Les technologies permettant une chute drastique des émissions ne relèvent pas de l’utopie, elles existent ou ne sont plus très loin d’être fonctionnelles, que soit pour produire de l’électricité décarbonée, des moyens de transports électriques ou à l’hydrogène (jusqu’à l’aérien et au maritime décarboné) ou du ciment ne reposant plus sur du carburant fossile. La question de la décarbonation de la production mondiale n’est pas une question technique, mais politique. Les pouvoirs publics entretiennent l’illusion que le consommateur aurait un pouvoir d’action. Ainsi, celui qui s’achèterait une voiture électrique contribuerait à façonner le secteur du transport. En réalité, les industriels et les gouvernants définissent des productions, qui seront inévitablement consommées. Le fait est que ceux qui détiennent les moyens de production sont opposés à une décarbonation d’ampleur et se moquent des « consom’acteurs ». Toutes les initiatives de transitions sont pour le capital l’occasion d’offrir des hochets politiques à une écologie bourgeoise tout en se remplissant les poches avec un « mode de vie écologique ». Le bla-bla sur les accords de Paris, la transition écologique et les modes de consommation ne sont que des écrans de fumée du capital qui est prêt à tout pour faire circuler ses marchandises et garantir ses taux de profit, quitte à tout détruire.

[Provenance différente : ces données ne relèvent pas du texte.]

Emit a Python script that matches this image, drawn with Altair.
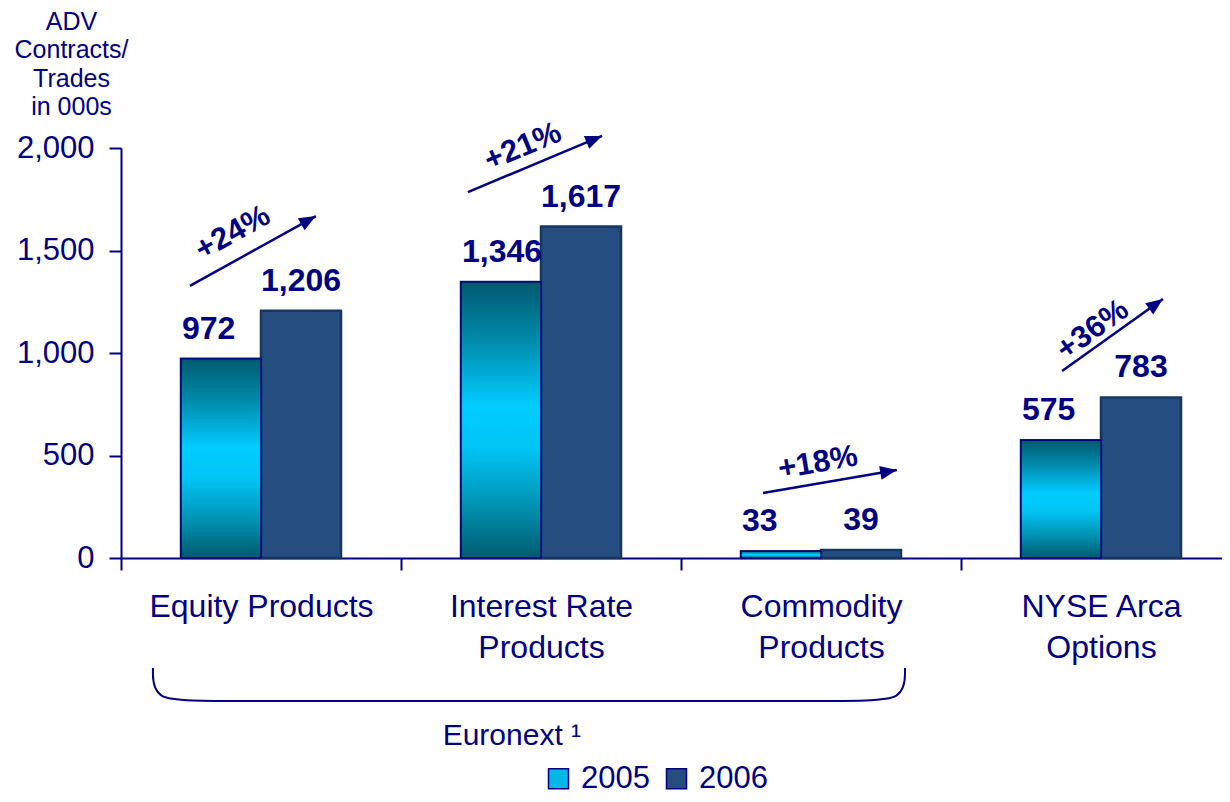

Imposer un changement radical du mode de production pour que l’énergie, le logement et la nourriture soient produits collectivement et distribués gratuitement est la seule solution qui s’offre à nous pour échapper au cynisme et à la barbarie capitaliste. Une telle révolution ne se fera pas sans les classes populaires, qui elles seules ont la force de s’opposer à l’État de manière massive, comme l’ont montré les Gilets Jaunes ou les révoltes pour Nahel, bien loin des faibles capacités des défilés impuissants des marches climats ou des trop faibles effectifs de groupes radicaux.